While WNND was an initial differential diagnosis, we pursued an extensive workup to evaluate for other infectious, inflammatory, and neoplastic etiologies.

Prior analysis of CSF in 250 patients with WNND documented a mean CSF protein of 101 mg/dL (range 32–295 mg/dL) in those with encephalitis, levels higher than those in patients with only meningitis.[4] Although the same study reports an incremental increase in CSF protein on repeat examination in 33% of patients, the exact figures are not published. CSF protein in poliomyelitis peaks around 2–3 weeks into the paralytic stage of the illness before eventually normalizing. While a similar temporal pattern was observed, the absolute amount of CSF protein was substantially higher in our case.[5] Repeat CSF analysis 8 days after the first showed a protein of 1,011 mg/dL, a value much higher than previously reported in WNND and other infectious motor neuronopathies such as poliomyelitis. This finding forced us to revisit our differential. The interim progression of weakness and considerable delay in WNV serology prompted a trial of steroids in this clinical quagmire, albeit with great hesitation. CSF serology returned positive 23 days after it was sent, confirming the diagnosis of WNND. In retrospect, this patient was the first case of WNND in Missouri during the 2012 outbreak.

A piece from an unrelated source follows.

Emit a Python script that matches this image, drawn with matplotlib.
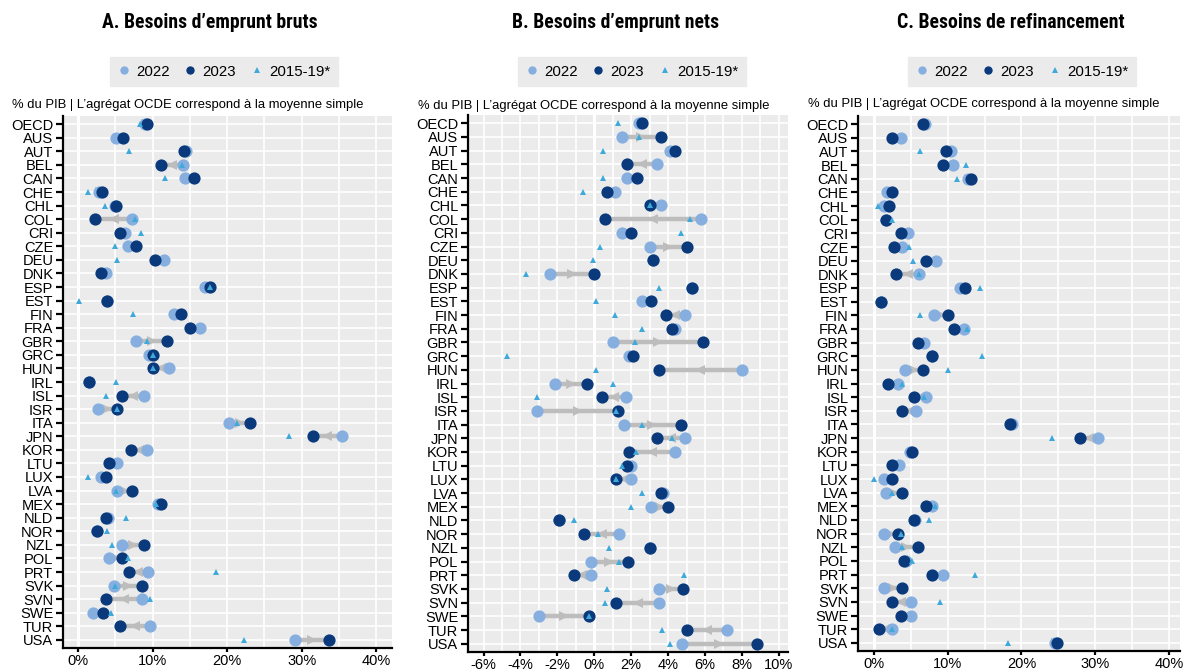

In conclusion, this case demonstrates that a markedly elevated CSF protein (in excess of 1 g/dL) can be observed in the setting of WNND. It also emphasizes how delays in critical test results can result in additional, sometimes unnecessary, diagnostic and therapeutic endeavors. Soon after this case, our institution switched the laboratory used for WNV testing, resulting in a drop in turnaround time from 2–3 weeks to 48–72 hours for CSF and serum antibody results.